10. Sensitive data in logs and responses. To be "helpful," generated code over-shares: full request bodies logged at info level, internal error details returned to the client, PII written to traces. None of it is malicious. It is the model defaulting to verbosity, and verbosity around sensitive data is a breach waiting for a compliance audit.
Flaws of context: code that's right in isolation, wrong in your system
11. Locally correct, globally breaking changes. An assistant edits one service competently while remaining blind to the forty services downstream that depend on its current behavior. It changes a response shape, tightens a timeout, or renames a field. The change is correct in the file you are reviewing and catastrophic in the dependency graph you are not. Reachability matters here: knowing whether a change actually touches a critical path is the difference between a routine merge and an incident. This is also why reachability-based prioritization, done well, can mean 70 to 90% less exploitable exposure, you stop chasing flaws that can't be reached and focus on the ones that can.
12. Confidently wrong test coverage. The most corrosive flaw is the one that hides the other eleven. Ask an assistant to write tests and it will write tests that pass, often by asserting the behavior the code already has, bugs included. Coverage numbers climb. Confidence climbs with them. But a test that codifies a defect is worse than no test, because it converts an open question into a false reassurance and makes the next engineer trust the broken path.
Why review and a pile of scanners don't close this
Each flaw above has a tool that catches some of it: a linter, a secret scanner, a SAST pass, an SCA check. So why does the 45% number persist? Because the flaws live in the *seams*. A change that passes four tools in isolation can still be the broken-authorization change, because no individual scanner understands how it propagates through your system. And the human-process answer fails for a measurable reason: roughly 80% of developers bypass policy or guardrails when those guardrails are slow or noisy. A control that gets routed around four times out of five is theater, not protection. This is not a moral failing of engineers; it is what happens when controls add friction without leverage.
The economics are not subtle either. The cost of poor software quality is estimated at around $2.41 trillion. A meaningful share of that is the aggregate of exactly these defects shipping at machine speed and getting caught, if at all, in production.
What to do Monday morning
You do not need to ban assistants. You need to stop treating their output as trusted by default and start governing it as untrusted change.
- Treat every assisted change as untrusted until validated against the system, not the diff. A live System Graph of services, dependencies, and CI/CD lets you ask what a change can actually reach, instead of reviewing it in isolation.
- Replace static suites with validation that keeps pace. Testing Fleets plan and execute checks that are aware of what changed and what depends on it, so coverage doesn't decay and assistant-written tests don't get to grade their own homework.
- Make remediation governed, never unsupervised. When the system proposes a fix, a human authorizes it. Remediation under policy, approval, and audit is the engineering. Agents propose; humans authorize.
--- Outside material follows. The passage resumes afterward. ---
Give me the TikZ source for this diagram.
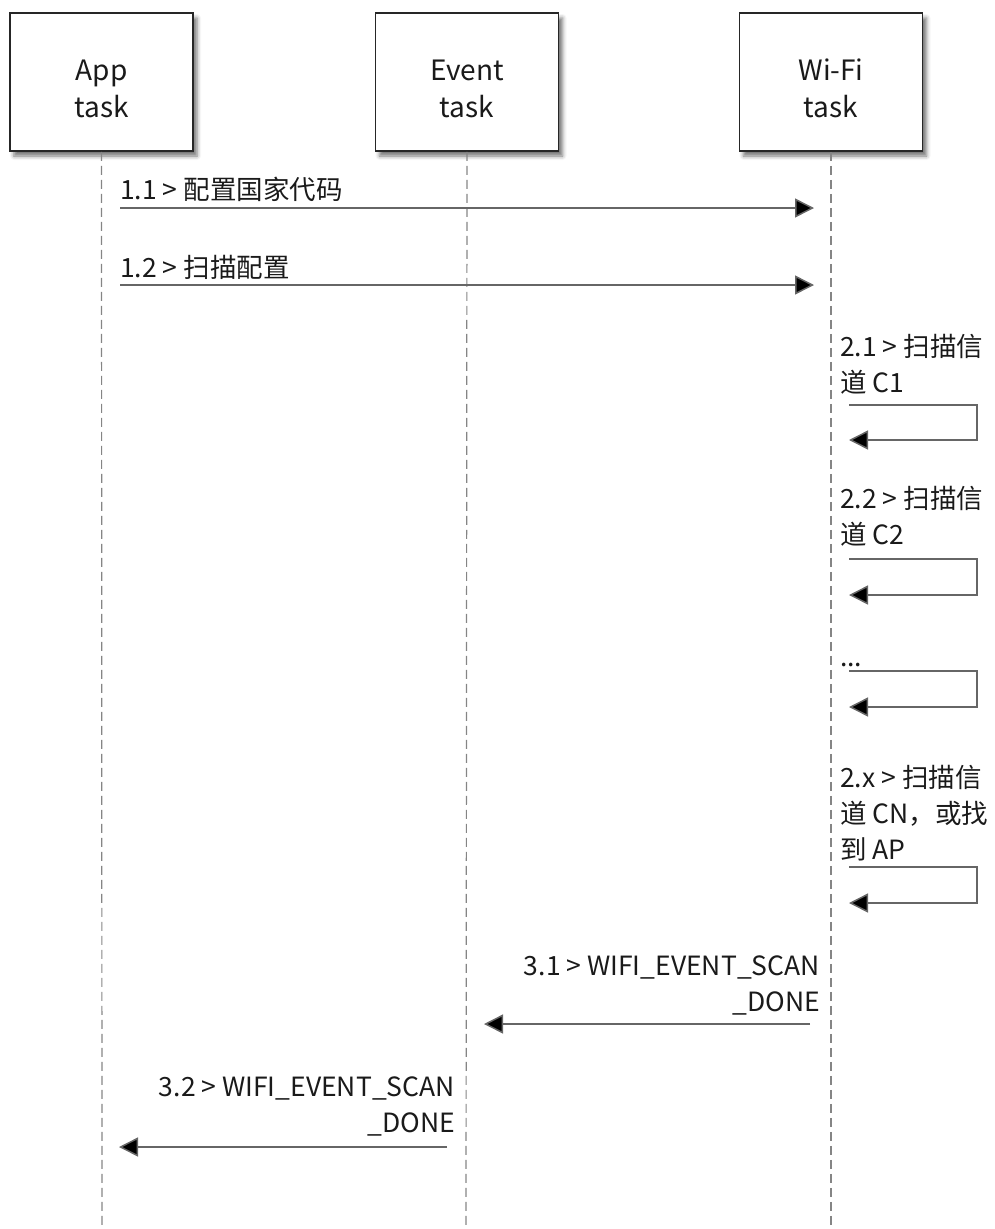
\documentclass[tikz,border=0pt]{standalone}
\usepackage{fontspec}
\setmainfont{Noto Sans CJK SC}
\usetikzlibrary{arrows.meta,shadows.blur}
\definecolor{linec}{HTML}{666666}
\definecolor{txtc}{HTML}{1A1A1A}
\tikzset{
  actor/.style={draw=black!85,line width=1.6pt,fill=white,minimum width=183pt,minimum height=138pt,
    align=center,font={\fontsize{28}{37}\selectfont},text=txtc,
    blur shadow={shadow xshift=4pt,shadow yshift=-5pt,shadow blur radius=4pt,shadow opacity=55}},
  lifeline/.style={draw=linec!80,line width=1.2pt,dash pattern=on 9pt off 5pt},
  msg/.style={draw=linec,line width=1.5pt,-{Triangle[length=19pt,width=19pt,fill=black]}},
  lbl/.style={inner sep=0pt,font={\fontsize{26.5}{36}\selectfont},text=txtc},
}
\begin{document}
\begin{tikzpicture}[x=1pt,y=-1pt]
\useasboundingbox (0,0) rectangle (995,1229);
\node[actor] (app) at (101.5,82) {App\rule{0pt}{34pt}\\task};
\node[actor] (evt) at (467,82) {Event\rule{0pt}{34pt}\\task};
\node[actor] (wifi) at (831,82) {Wi-Fi\rule{0pt}{34pt}\\task};
\coordinate (appE) at (102,1229);
\coordinate (evtE) at (466,1229);
\coordinate (wifiE) at (831,1229);
\draw[lifeline] (app.south) -- (appE);
\draw[lifeline] (evt.south) -- (evtE);
\draw[lifeline] (wifi.south) -- (wifiE);
% 1.1
\coordinate (a1) at (120,208);
\coordinate (w1) at (814,208);
\draw[msg] (a1) -- (w1);
\node[lbl,anchor=base west] (l11) at (120,199) {1.1 > 配置国家代码};
% 1.2
\coordinate (a2) at (120,285);
\coordinate (w2) at (814,285);
\draw[msg] (a2) -- (w2);
\node[lbl,anchor=base west] (l12) at (120,277) {1.2 > 扫描配置};
% self loops
\node[lbl,anchor=base west,align=left] (l21) at (840,392) {2.1 > 扫描信\\道 C1};
\coordinate (s1a) at (849,405);
\coordinate (s1b) at (977,405);
\coordinate (s1c) at (977,440);
\coordinate (s1d) at (849,440);
\draw[msg] (s1a) -- (s1b) -- (s1c) -- (s1d);
\node[lbl,anchor=base west,align=left] (l22) at (840,544) {2.2 > 扫描信\\道 C2};
\coordinate (s2a) at (849,559);
\coordinate (s2b) at (977,559);
\coordinate (s2c) at (977,595);
\coordinate (s2d) at (849,595);
\draw[msg] (s2a) -- (s2b) -- (s2c) -- (s2d);
\node[lbl,anchor=base west] (ldots) at (840,666) {...};
\coordinate (s3a) at (849,671);
\coordinate (s3b) at (977,671);
\coordinate (s3c) at (977,707);
\coordinate (s3d) at (849,707);
\draw[msg] (s3a) -- (s3b) -- (s3c) -- (s3d);
\node[lbl,anchor=base west,align=left] (l2x) at (840,859) {2.x > 扫描信\\道 CN，或找\\到 AP};
\coordinate (s4a) at (849,867);
\coordinate (s4b) at (977,867);
\coordinate (s4c) at (977,903);
\coordinate (s4d) at (849,903);
\draw[msg] (s4a) -- (s4b) -- (s4c) -- (s4d);
% 3.1
\node[lbl,anchor=base east,align=right] (l31) at (820,1011) {3.1 > WIFI\_EVENT\_SCAN\\\_DONE};
\coordinate (w31) at (810,1024);
\coordinate (e31) at (484,1024);
\draw[msg] (w31) -- (e31);
% 3.2
\node[lbl,anchor=base east,align=right] (l32) at (455,1132) {3.2 > WIFI\_EVENT\_SCAN\\\_DONE};
\coordinate (e32) at (447,1147);
\coordinate (a32) at (119,1147);
\draw[msg] (e32) -- (a32);
\end{tikzpicture}
\end{document}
- Demand evidence, not a green check. "Tests passed" is a status. A record of what was tested, what was found, what was fixed, and who signed off is evidence, and it is the only thing that survives an audit or a breach review.
Consider a hypothetical fintech team merging forty AI-assisted PRs a day. Adding a sixth scanner gives them a sixth queue. Putting a governed control layer above the stack gives them one verdict per release, scoped to what each change can reach, with a signed record of the call.